Biomass energy uses plant material (wood chips, scrap branches from timber, etc) that is burned to generate heat. The heat then generates steam, which can turn a turbine or heat a pipe with water. Another option to create biomass energy is to put plant material together with animal manure in a giant “bucket”. The combination gives off biogas that can be burned to generate steam. The end result of both is an energy source that is completely sustainable and renewable, unlike our current fossil fuel dependence!
One of the presenters at the conference was Eckhard Fangmeier, the president of the bioenergy village of Jühnde in Germany. Jühnde is entirely energy self-sufficient, after converting to biomass energy in 2005. With a population of 750 residents and 9 farmers, the village uses the waste of 500 cows and 150 pigs along with its resources of a little less than two thousand acres of woods and more than 3,200 acres of fields to produce energy. This energy comes to homes in form of a heat and electricity. Even though Jühnde uses little more than 20% of its energy producing resources, it generates twice as much electricity annually than it consumes. It sells the extra energy back to the public grid, and is well on its way to completely re-making its initial investment in the switch over to biomass energy.

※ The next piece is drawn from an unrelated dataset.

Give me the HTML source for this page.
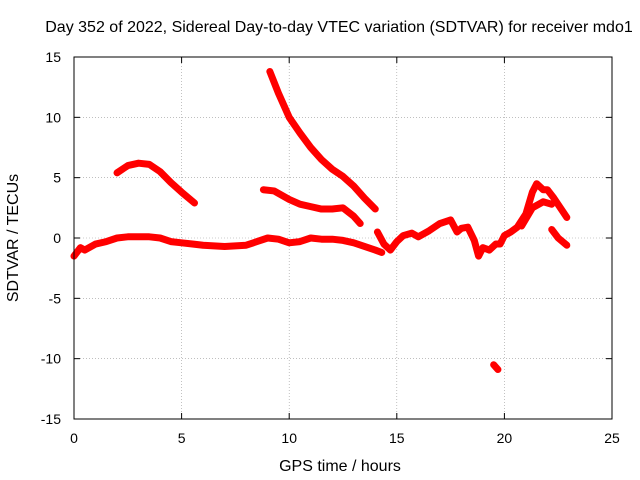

A leader in renewable energies, Germany is looking to further build its partnership with the United States through the common goal of energy efficiency. In addition to getting amazing insight from the village of Jühnde, global firm BiEnergy Group presented its custom tailored biomass manufacturing services for the American biomass market and the Georgia Forestry Commission explained how Georgia is best suited to join in the biomass market because of its extensive agricultural resources. Jill Stuckey from the Georgia Centers of Innovation also explained the resources available to companies looking to enter the biomass field in Georgia.
In the words of our CEO Kristian Wolf, when it comes to renewable energies “there is a lot more to it than wind and water.”